Themes are what connect your story to the cosmos. It’s how other people can invite themselves into your story, how you can get them to care. Themes are the threads that tie your story into everything else. 

Working with your themes is the process of acknowledging your story isn’t the first of it’s kind - because it isn’t. Themes are proof you know your story is just a single perspective on the greater landscape we all live within. 

Readers may not directly relate to your story, but they will immediately understand your themes. Themes are why proverbs and tall tales are told for centuries - because we all can connect with what they are trying to tell us. 

Your story isn’t just a series of things that happen, but how these things happened in relation to a theme.

Discovering your themes

Write your story out, dry as a bone. Then consider a few questions: 

What did this series of events teach me?  

Now that I’ve written about it, what do I know about the story that I didn’t before?

Where could this story exist? What other publication or magazine would take it?

Some themes are discovered with intention. The story of your mother’s passing may carry themes of love or relief or grief. The story about the time you quit your job might be about the economy, or worker’s rights, or bad bosses. 

Some themes are accidental, they come from the reader. The story of your mother’s passing could carry a theme of healing or abandonment. Quitting a job might carry a theme of regrowing or freedom or fear. 

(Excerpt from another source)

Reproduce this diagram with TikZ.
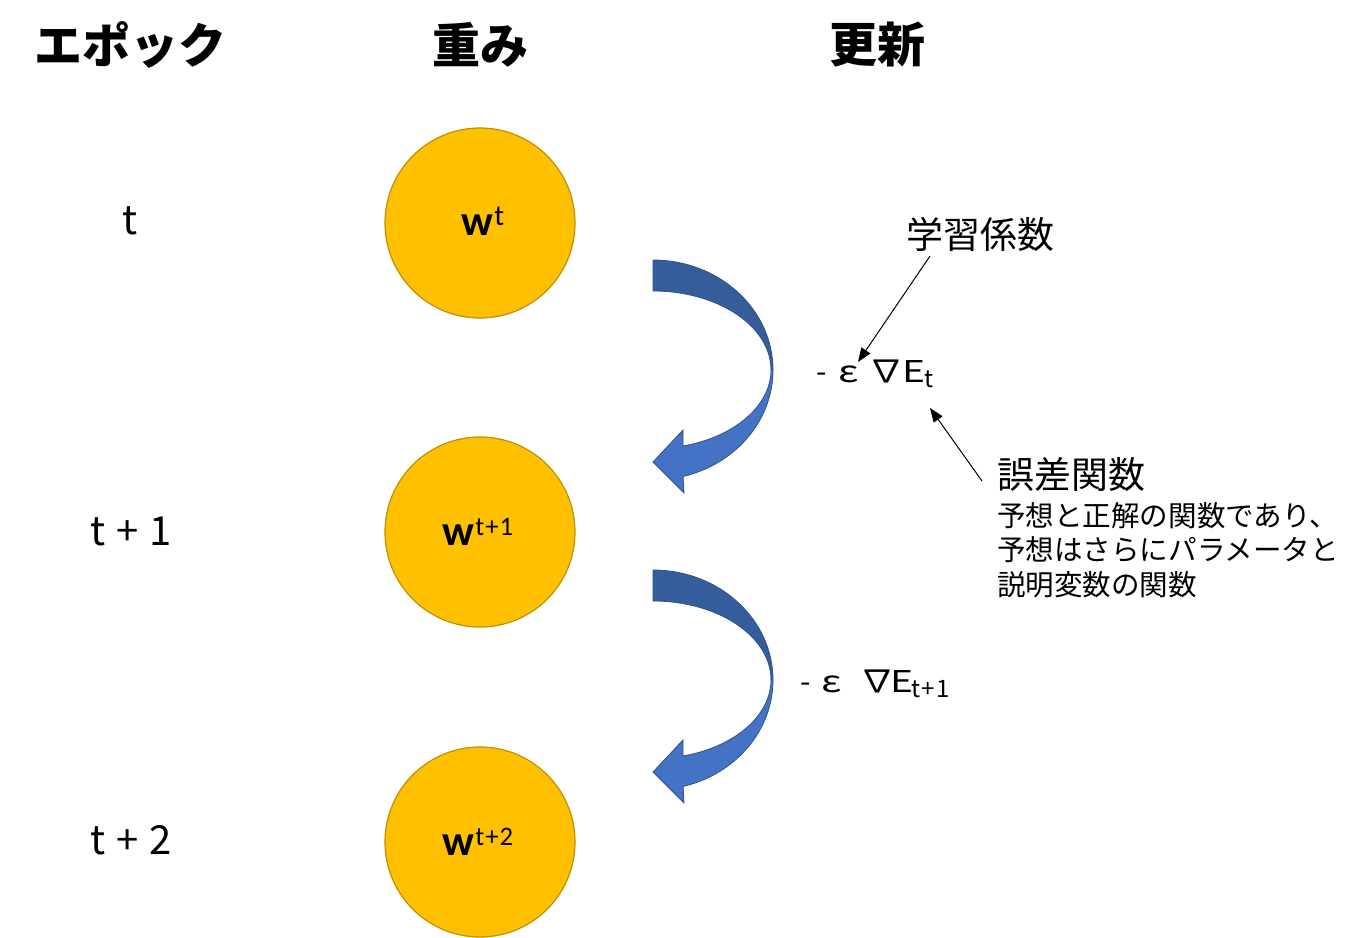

The intentional themes are a great place to start your research. Yes, of course, no matter what your end game, your story has research. As you find ways for your story to weave into the cosmos of everything, you have to know what else is out there. What has come before you? How have other storytellers dealt with this theme? You may discover you know the theme better than anyone else, or you may find you have a long way to go.

With every story, start with three themes - two broad and general (love, happiness, grief) and one that has granular detail (getting laid, playing your first show, alcoholism). 

Your story isn’t just a series of things that happen, but a series of things that happen in relation to the theme.

As the story comes together, I’ll add the themes in the header of the document so they are present on every page - a constant reminder of what I”m writing towards: the themes the audience will connect with.